5.    eCommerce Essential

2009 saw a dramatic increase in the adoption of eCommerce by retailers and users alike, and this will continue to rise in 2010. The move to mobile, improved payment gateways, enhanced customer service and the arrival of trusted brands will serve to reduce perceived risk and increase online spending. Suffice to say eCommerce will become a key success factor for retailers in 2010.

Management and measurement are essential in order to avoid the pitfalls (check out my blog "Top Ten Reasons Why eCommerce Fails for more detail).

6.    Paying the Price for Poor Execution

We're not as tolerant as we used to be, and we shouldn't be - advances in technology and high standards for best practice has raised the bar for online customer service, and users expect nothing less than a positive online experience, or they'll go elsewhere. Poor strategies and execution will result in a number of spectacular failures next year.

Web suppliers will continue to consolidate as the industry improves its offering and satisfies the demand for full service options. Strategic partnerships will be crucial to success, and many will fold under the pressure.

7.    Search Gets Serious

Further developments in real-time search, including social media and GPS elements, will provide enhanced search capability to users, assisting in generating more tailored results. Increasingly, this integration of social media and GPS into online applications will give rise to privacy and security issues (if you're a Facebook user you would have been notified to the recent change in settings, where defaults were set to "no privacy" - this is just the beginning).

Users as a community will also be given more power as to which results are delivered, becoming more involved in enhancing results through greater feedback functionality. We're already seeing this unfold.

With the release of Windows 7 (and the search and functionality barriers it raises for Google users), Microsoft's Bing is bound to increase competition between these major players. It will be interesting to see the effect Bing will have on the Australian market, who are so deeply entrenched in "the Google way".

A bit off track, but while we're on the topic of Microsoft, support for Windows Server 2003 is due to wrap up next year, and IE6 is expected to die out due to a lack of support, forcing the adoption of later versions such as IE7 and IE8 (cue sigh of relief from bwired's design team).

8.    Battle of the Brands

Google and Apple are set to go head-to-head in 2010, with Android and Chrome OS putting the players in direct competition with each other. Google's CEO, Eric Schmidt's, increasing conflict of interest led to his resignation from Apple's Board earlier this year, causing much speculation as to what cards Google will play next year. While we don't know much about where all this is going, we're sure to find out over the coming months.
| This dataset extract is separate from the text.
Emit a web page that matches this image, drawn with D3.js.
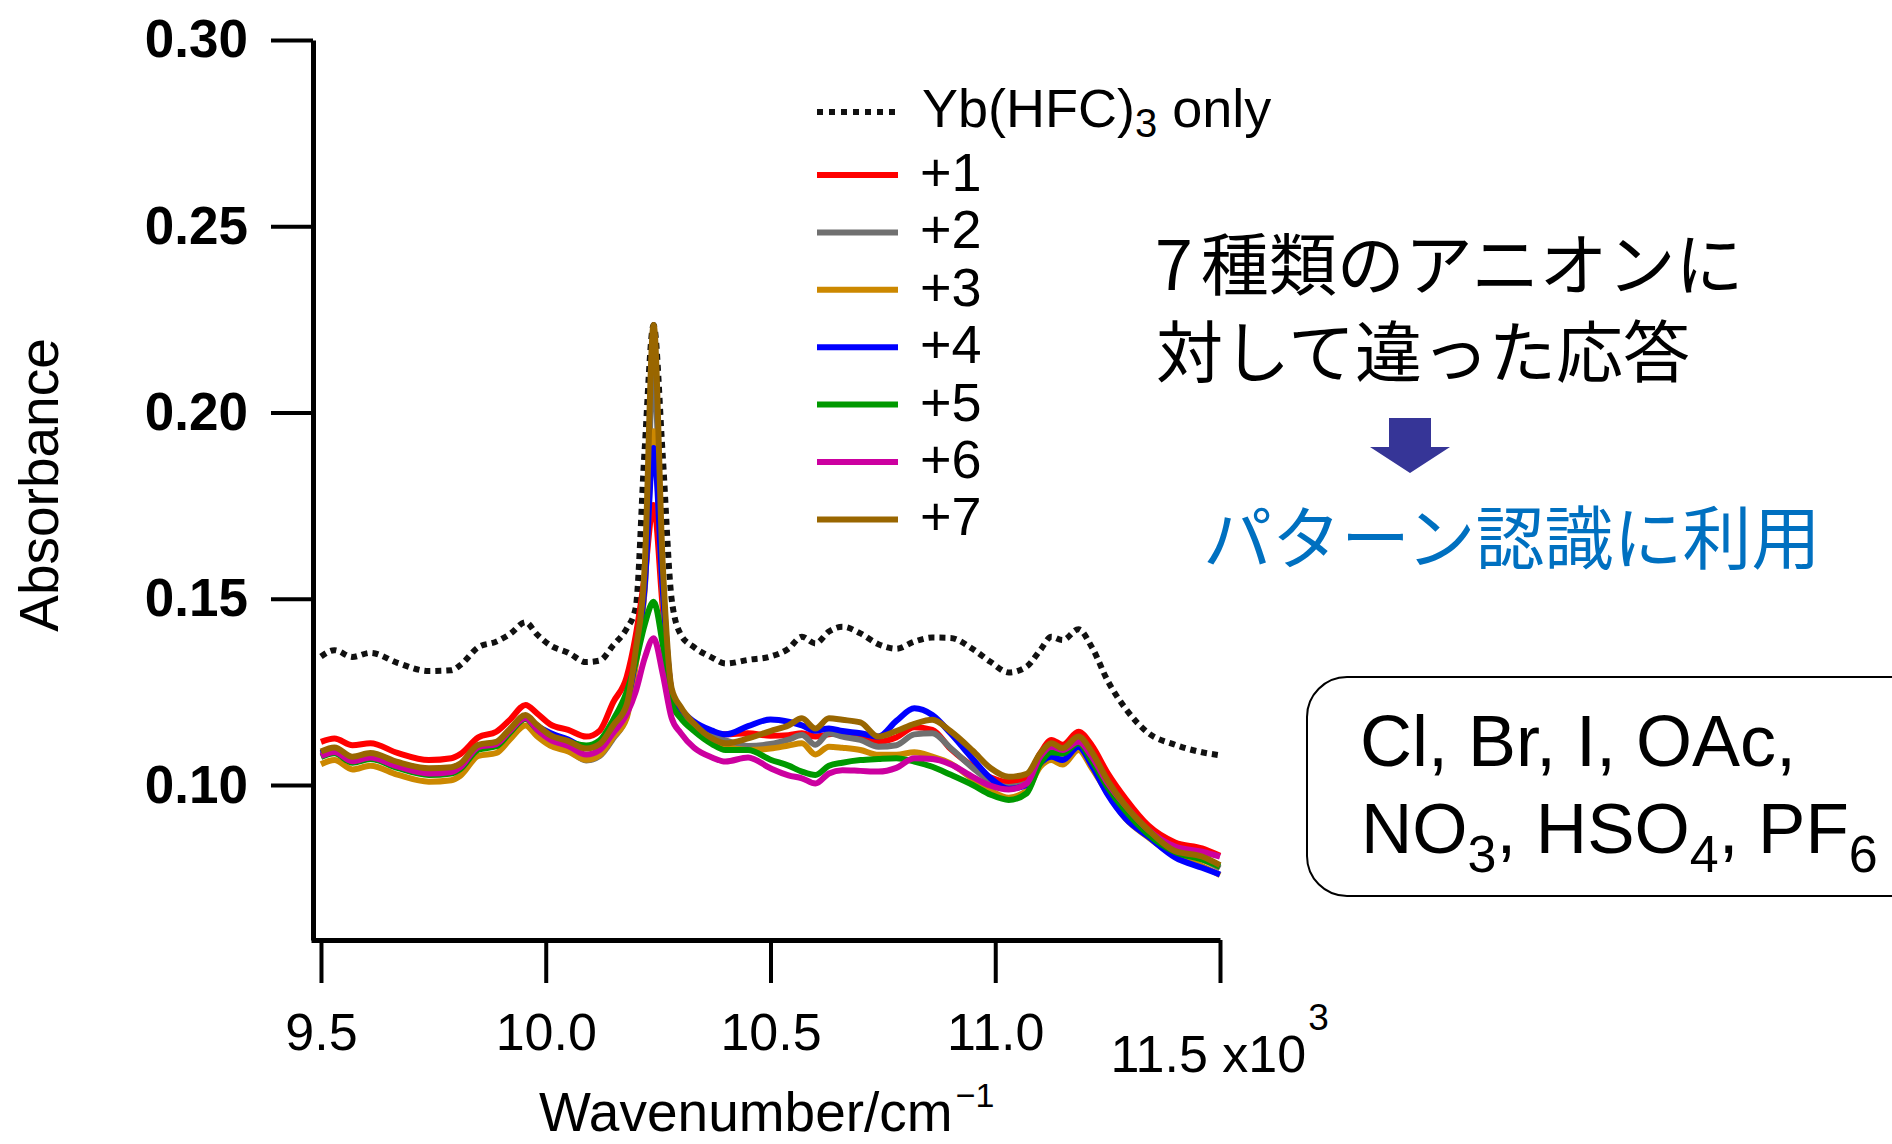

With Apple's iTunes store wielding power over the distribution of Google applications (eg. Google VoIP), it's bound to get interesting.

Microsoft's Windows mobile applications are set to explode in 2010, adding more fuel to the fire, and the expanding range of smartphones becoming available on the market next year will encourage strategic alliances, sure to stir the pot.

9.    What Happens if I Want to Opt Out?

Social networking , Business networking, Instant media all seem to have forgotten the basic premise of entitlement to privacy. As more of our lives find their way onto the internet and inside some search result it seems that the future will have to deal with securing people's privacy and placing the control back into the individual.

10.    Here Comes Augmented Reality

The new buzz word hitting the streets is augmented reality. You may have seen how it works as a tool for enhancing product evaluation, but what you will be seeing more and more of is the use of GPS data and images from mobile phones to "overlay" useful information as you travel.  and  are starting to showcase what's possible. 2010 will be the interesting to see how innovators find ways to build in augmented services.